The Times reported that the results of a routine urine sample showed traces of meldonium in his system, but a second test will be conducted to confirm the findings. Krushelnitskiy took home bronze with Anastasia Bryzgalova in mixed-doubles curling in Pyeongchang. The results could jeopardize their Olympic win.
In a statement, the IOC said the organization “cannot communicate on individual cases while the procedure is still ongoing,” and that doping tests are separate from the IOC for the 2018 Winter Olympics.
IOC response to OAR statement regarding a notification of an Adverse Analytical Finding pic.twitter.com/pF9LHJhLZg
— IOC MEDIA (@iocmedia) February 18, 2018
In the same statement, the IOC said, “On the one hand it is extremely disappointing when prohibited substances might have been used, but on the other hand, it shows the effectiveness of the anti-doping system at the Games which protects the rights of all the clean athletes.”
Any decisions regarding the Krushelnitskiy case will be decided by the Olympic Athletes from Russia Implementation Group, which will report outcomes to the IOC executive board, according to the statement.
The International Olympic Committee suspended Russia from competing in the 2018 Winter Olympics due to widespread “systemic” doping at Sochi 2014. Russian athletes were still able to compete in Pyeongchang, but were prohibited from wearing their country’s uniform. They also had to pass strict tests determined by the IOC and other groups.

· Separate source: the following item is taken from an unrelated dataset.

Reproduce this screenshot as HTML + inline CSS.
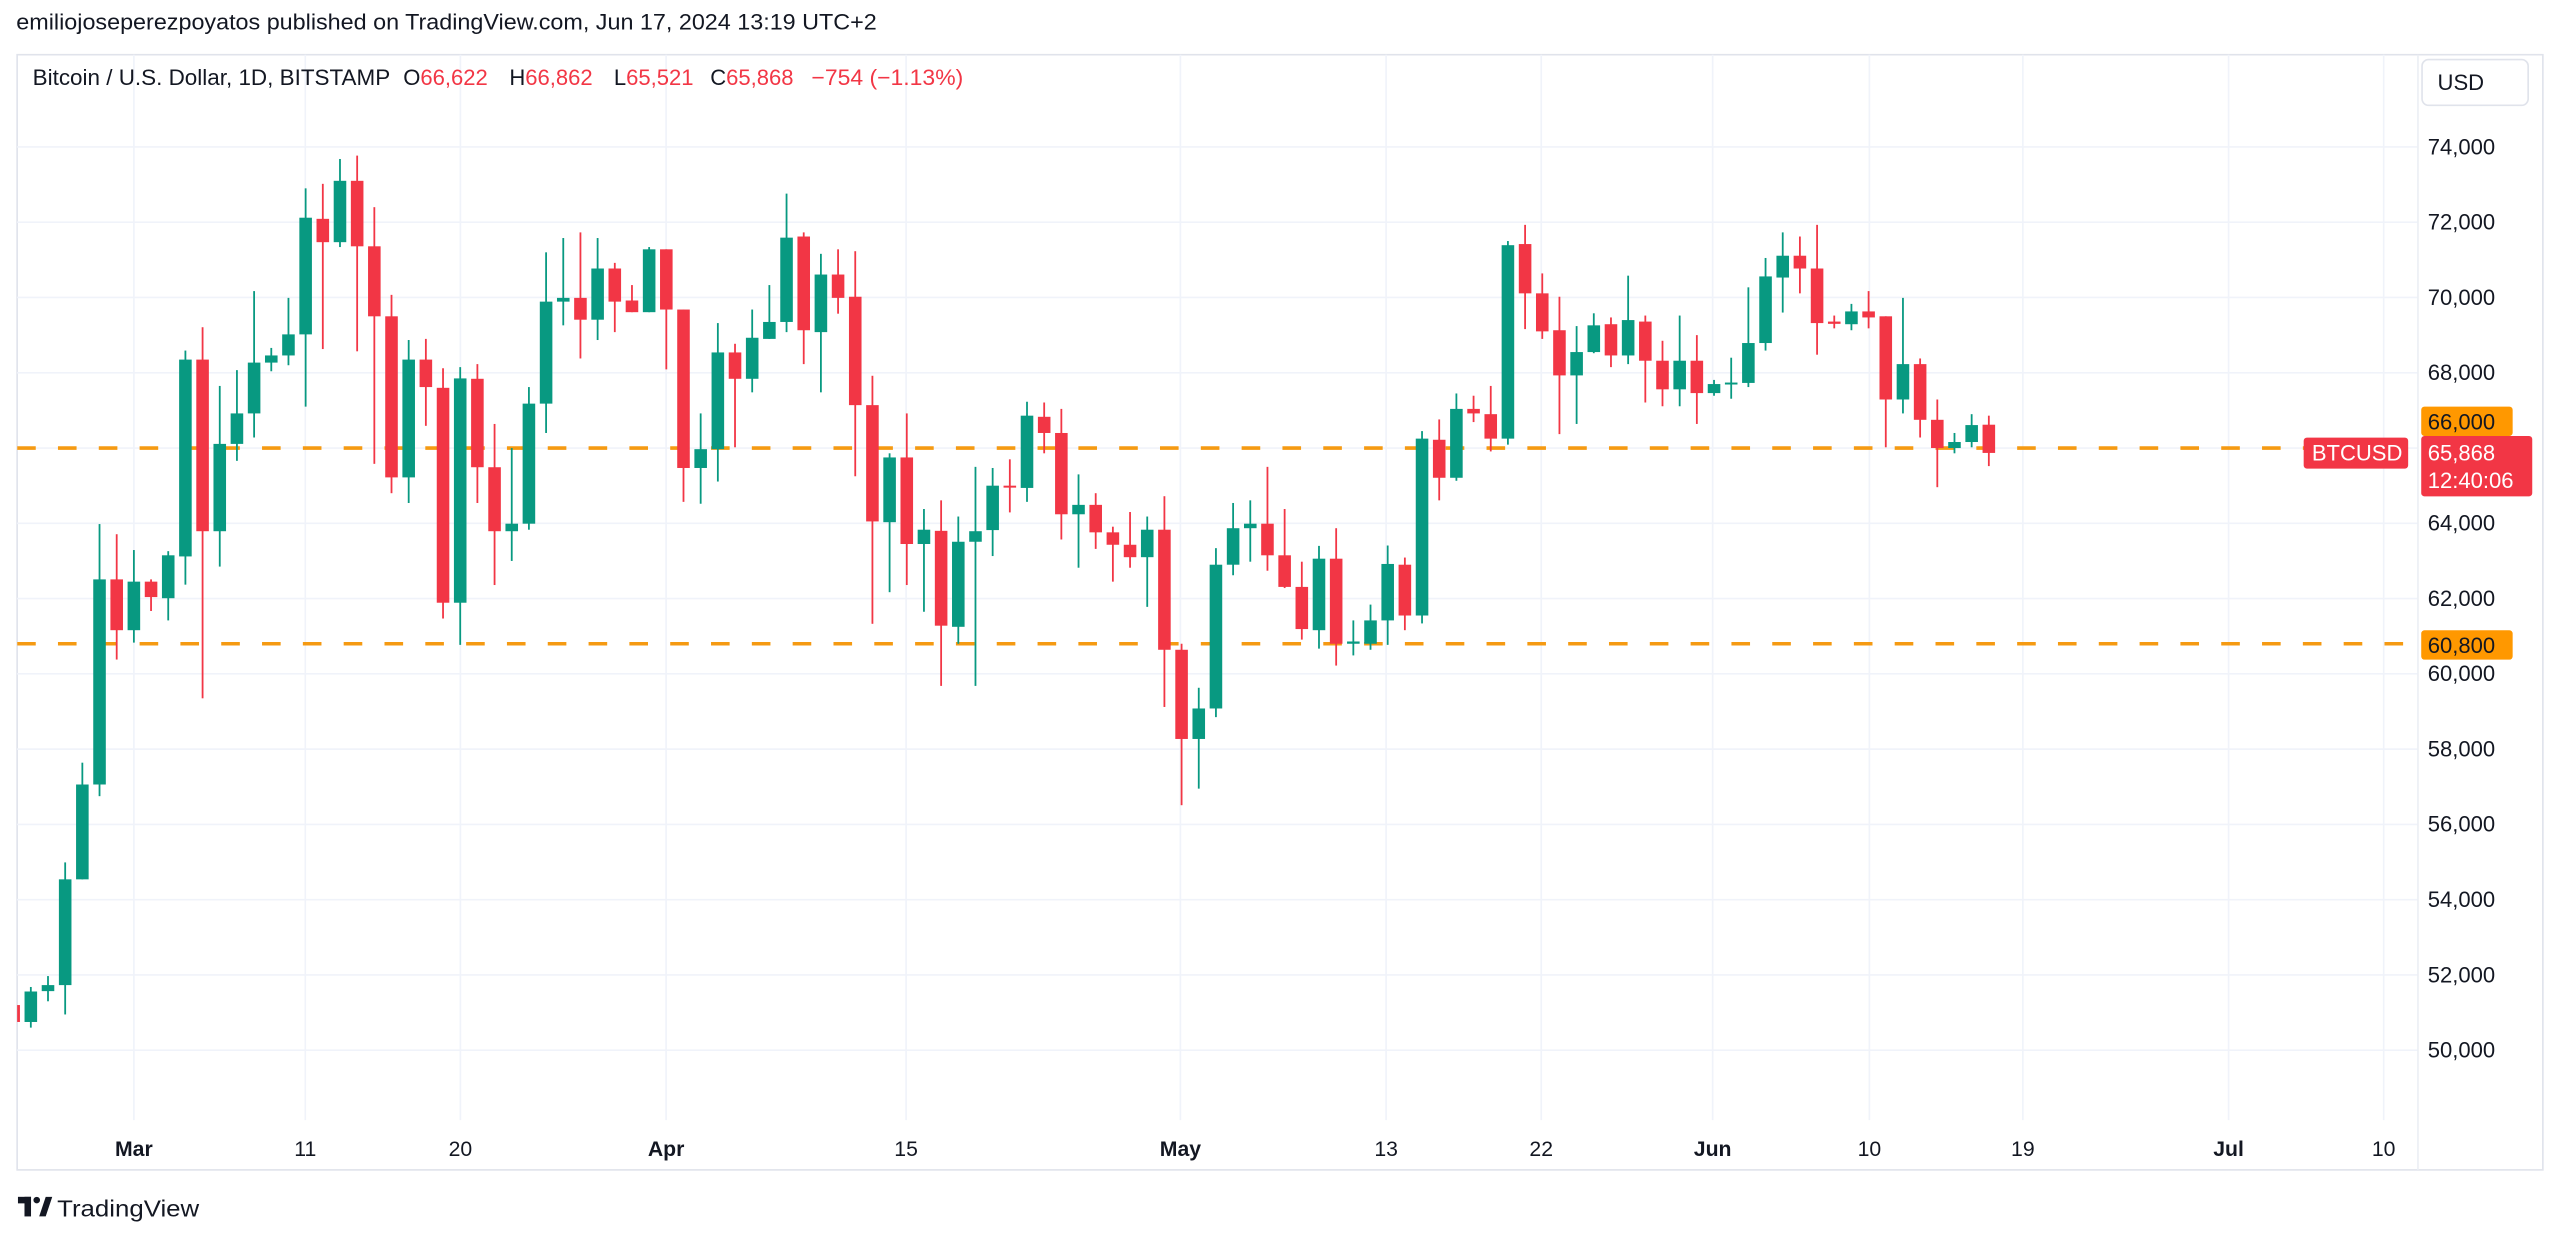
<!DOCTYPE html>
<html><head><meta charset="utf-8"><style>
html,body{margin:0;padding:0;background:#fff;}
svg{display:block;}
text{font-family:"Liberation Sans",Arial,sans-serif;}
</style></head><body>
<svg id="s" xmlns="http://www.w3.org/2000/svg" width="2560" height="1237" viewBox="0 0 1568 757.6" preserveAspectRatio="none">
<rect x="0" y="0" width="1568" height="757.6" fill="#fff"/>
<text x="10" y="18" font-size="13.5" fill="#131722" textLength="527" lengthAdjust="spacingAndGlyphs">emiliojoseperezpoyatos published on TradingView.com, Jun 17, 2024 13:19 UTC+2</text>
<rect x="10.5" y="33.5" width="1547" height="683" fill="none" stroke="#e0e3eb" stroke-width="1"/>
<g id="grid" stroke="#f0f3fa" stroke-width="1"></g>
<line x1="1481" y1="33.5" x2="1481" y2="716.5" stroke="#eceff4" stroke-width="1"/>
<g id="plot"></g>
<text x="20" y="52" font-size="13.5" fill="#131722"><tspan textLength="219" lengthAdjust="spacingAndGlyphs">Bitcoin / U.S. Dollar, 1D, BITSTAMP</tspan><tspan x="247">O</tspan><tspan fill="#f23645">66,622</tspan><tspan x="312">H</tspan><tspan fill="#f23645">66,862</tspan><tspan x="376">L</tspan><tspan fill="#f23645">65,521</tspan><tspan x="435">C</tspan><tspan fill="#f23645">65,868</tspan><tspan x="497" fill="#f23645" textLength="93" lengthAdjust="spacingAndGlyphs">−754 (−1.13%)</tspan></text>
<rect x="1483.5" y="36.5" width="65" height="28" rx="4" fill="#fff" stroke="#e0e3eb"/>
<text x="1493" y="55" font-size="13.5" fill="#131722">USD</text>
<g id="ylab" font-size="13.5" fill="#131722"></g>
<g id="xlab" font-size="13" fill="#131722" text-anchor="middle"></g>
<rect x="1483" y="249" width="56" height="18" rx="2" fill="#ff9800"/>
<text x="1487" y="263" font-size="13.5" fill="#131722">66,000</text>
<rect x="1411" y="268" width="64" height="19" rx="2" fill="#f23645"/>
<text x="1416" y="282" font-size="13.5" fill="#fff">BTCUSD</text>
<rect x="1483" y="267" width="68" height="37" rx="2" fill="#f23645"/>
<text x="1487" y="282" font-size="13.5" fill="#fff">65,868</text>
<text x="1487" y="299" font-size="13.5" fill="#fff">12:40:06</text>
<rect x="1483" y="386" width="56" height="18" rx="2" fill="#ff9800"/>
<text x="1487" y="400" font-size="13.5" fill="#131722">60,800</text>
<g fill="#131722">
<rect x="11" y="733" width="8" height="4"/><rect x="15" y="733" width="4" height="12"/>
<circle cx="22.5" cy="735" r="2"/><polygon points="24,745 28,733 32,733 28,745"/>
</g>
<text x="35" y="745" font-size="14" fill="#131722" textLength="87" lengthAdjust="spacingAndGlyphs">TradingView</text>
</svg>
<script>
var NS="http://www.w3.org/2000/svg";
function el(p,t,a,txt){var e=document.createElementNS(NS,t);for(var k in a)e.setAttribute(k,a[k]);if(txt!==undefined)e.textContent=txt;p.appendChild(e);return e;}
function Y(p){return 90+(74-p)*23.05;}
function X(d){return 82+10.52*d;}
var grid=document.getElementById('grid'),ylab=document.getElementById('ylab'),xlab=document.getElementById('xlab');
for(var v=50;v<=74;v+=2){var y=Y(v);el(grid,'line',{x1:10.5,x2:1481,y1:y,y2:y});
 if(v!==66)el(ylab,'text',{x:1487,y:y+4.5},v+',000');}
var xs=[[82,'Mar',1],[187,'11'],[282,'20'],[408,'Apr',1],[555,'15'],[723,'May',1],[849,'13'],[944,'22'],[1049,'Jun',1],[1145,'10'],[1239,'19'],[1365,'Jul',1],[1460,'10']];
xs.forEach(function(a){el(grid,'line',{x1:a[0],x2:a[0],y1:33.5,y2:686});var t=el(xlab,'text',{x:a[0],y:708},a[1]);if(a[2])t.setAttribute('font-weight','bold');});
var D=[
[51.2,51.3,50.7,50.75],[50.75,51.68,50.6,51.56],[51.57,51.97,51.3,51.73],[51.73,54.99,50.95,54.54],[54.54,57.64,54.54,57.06],[57.06,63.98,56.75,62.51],[62.51,63.71,60.38,61.16],
[61.16,63.29,60.83,62.45],[62.45,62.51,61.67,62.04],[62.01,63.26,61.42,63.15],[63.12,68.59,62.37,68.35],[68.35,69.21,59.35,63.79],[63.79,67.65,62.85,66.11],[66.11,68.07,65.66,66.92],[66.92,70.17,66.28,68.27],[68.27,68.66,68.04,68.46],[68.46,69.99,68.2,69.02],
[69.02,72.9,67.1,72.12],[72.09,73.02,68.63,71.47],[71.47,73.68,71.34,73.1],[73.1,73.77,68.57,71.36],[71.36,72.4,65.58,69.5],[69.5,70.07,64.8,65.22],[65.22,68.87,64.54,68.35],[68.35,68.9,66.59,67.62],[67.6,68.12,61.47,61.89],[61.89,68.15,60.77,67.85],
[67.84,68.23,64.54,65.49],[65.49,66.64,62.36,63.79],[63.79,66.0,63.0,63.99],[63.99,67.62,63.83,67.18],[67.18,71.2,66.4,69.89],[69.89,71.58,69.26,69.99],[69.99,71.73,68.38,69.41],[69.41,71.58,68.87,70.77],[70.77,70.92,69.08,69.89],[69.92,70.33,69.61,69.61],[69.61,71.34,69.61,71.28],
[71.28,71.28,68.09,69.68],[69.68,69.68,64.57,65.47],[65.47,66.92,64.52,65.97],[65.97,69.32,65.11,68.54],[68.54,68.77,66.02,67.84],[67.84,69.68,67.48,68.93],[68.9,70.33,68.9,69.35],[69.35,72.76,69.08,71.59],[71.62,71.73,68.23,69.13],[69.08,71.16,67.48,70.61],[70.61,71.28,69.57,69.99],[70.02,71.23,65.25,67.14],[67.14,67.92,61.33,64.05],[64.03,65.86,62.17,65.75],[65.75,66.92,62.36,63.45],[63.45,64.38,61.65,63.83],[63.8,64.61,59.68,61.28],[61.25,64.18,60.8,63.51],[63.51,65.5,59.68,63.79],[63.82,65.47,63.13,65.0],[65.0,65.7,64.29,64.97],
[64.94,67.23,64.57,66.86],[66.83,67.21,65.86,66.4],[66.4,67.04,63.57,64.24],[64.24,65.3,62.82,64.49],[64.49,64.8,63.32,63.76],[63.76,63.91,62.45,63.43],[63.43,64.3,62.82,63.1],[63.1,64.18,61.78,63.83],[63.83,64.72,59.12,60.64],
[60.64,60.8,56.51,58.27],[58.27,59.63,56.95,59.08],[59.08,63.34,58.85,62.9],[62.9,64.54,62.62,63.87],[63.87,64.61,62.98,63.99],[63.99,65.5,62.74,63.15],[63.15,64.38,62.28,62.31],[62.31,62.98,60.91,61.19],[61.16,63.4,60.67,63.06],[63.06,63.87,60.22,60.8],[60.8,61.42,60.49,60.86],[60.8,61.84,60.64,61.42],[61.42,63.41,60.77,62.92],[62.9,63.09,61.16,61.55],[61.55,66.45,61.34,66.25],[66.22,66.76,64.61,65.21],[65.21,67.45,65.13,67.04],[67.04,67.39,66.69,66.92],[66.9,67.65,65.91,66.25],[66.25,71.5,66.09,71.39],
[71.42,71.93,69.16,70.11],[70.11,70.64,68.9,69.1],[69.13,70.02,66.37,67.93],[67.93,69.24,66.64,68.55],[68.55,69.58,68.52,69.26],[69.29,69.47,68.15,68.46],[68.46,70.58,68.23,69.4],[69.36,69.52,67.21,68.32],[68.32,68.85,67.11,67.56],[67.56,69.52,67.11,68.32],[68.32,69.0,66.64,67.46],
[67.46,67.81,67.39,67.7],[67.7,68.4,67.31,67.74],[67.73,70.27,67.62,68.79],[68.79,71.05,68.59,70.56],[70.53,71.73,69.6,71.11],[71.11,71.62,70.11,70.77],[70.77,71.93,68.48,69.32],[69.36,69.52,69.18,69.3],[69.29,69.83,69.13,69.63],[69.63,70.17,69.18,69.47],[69.5,69.5,66.02,67.29],[67.29,69.99,66.92,68.23],[68.23,68.38,66.28,66.75],[66.75,67.29,64.96,66.0],[66.0,66.4,65.86,66.16],[66.16,66.9,66.02,66.61],[66.62,66.86,65.52,65.87]];
var s=document.getElementById('s'),plot=document.getElementById('plot');
var defs=el(s,'defs',{});var cp=el(defs,'clipPath',{id:'c'});el(cp,'rect',{x:10.5,y:33.5,width:1470.5,height:652});
plot.setAttribute('clip-path','url(#c)');
[66,60.8].forEach(function(p){el(plot,'line',{x1:10.5,x2:1481,y1:Y(p),y2:Y(p),stroke:'#f59a12','stroke-width':2.2,'stroke-dasharray':'11.4 13.6','stroke-dashoffset':'0'});});
D.forEach(function(c,i){var d=i-7,x=X(d),o=c[0],h=c[1],l=c[2],cl=c[3];var col=cl>=o?'#089981':'#f23645';
 el(plot,'rect',{x:x-0.55,y:Y(h),width:1.1,height:Math.max(0.5,Y(l)-Y(h)),fill:col});
 var t=Y(Math.max(o,cl)),b=Y(Math.min(o,cl));el(plot,'rect',{x:x-3.85,y:t,width:7.7,height:Math.max(1.2,b-t),fill:col});});
</script>
</body></html>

The IOC instead decided that Russian athletes who compete would be known as “Olympic Athletes from Russia,” or OAR, and they would be represented by the Olympics flag instead of the Russian flag. The Russian anthem would also be replaced by the Olympic anthem during athlete performances and medal ceremonies.
Krushelnitskiy and Bryzgalova, who are married, gained an edge over Norway’s Kristin Skaslien and Magnus Nedregotten to win the match 8-4, securing the bronze medal. The couple then advanced to the semi-final, where they lost to Switzerland.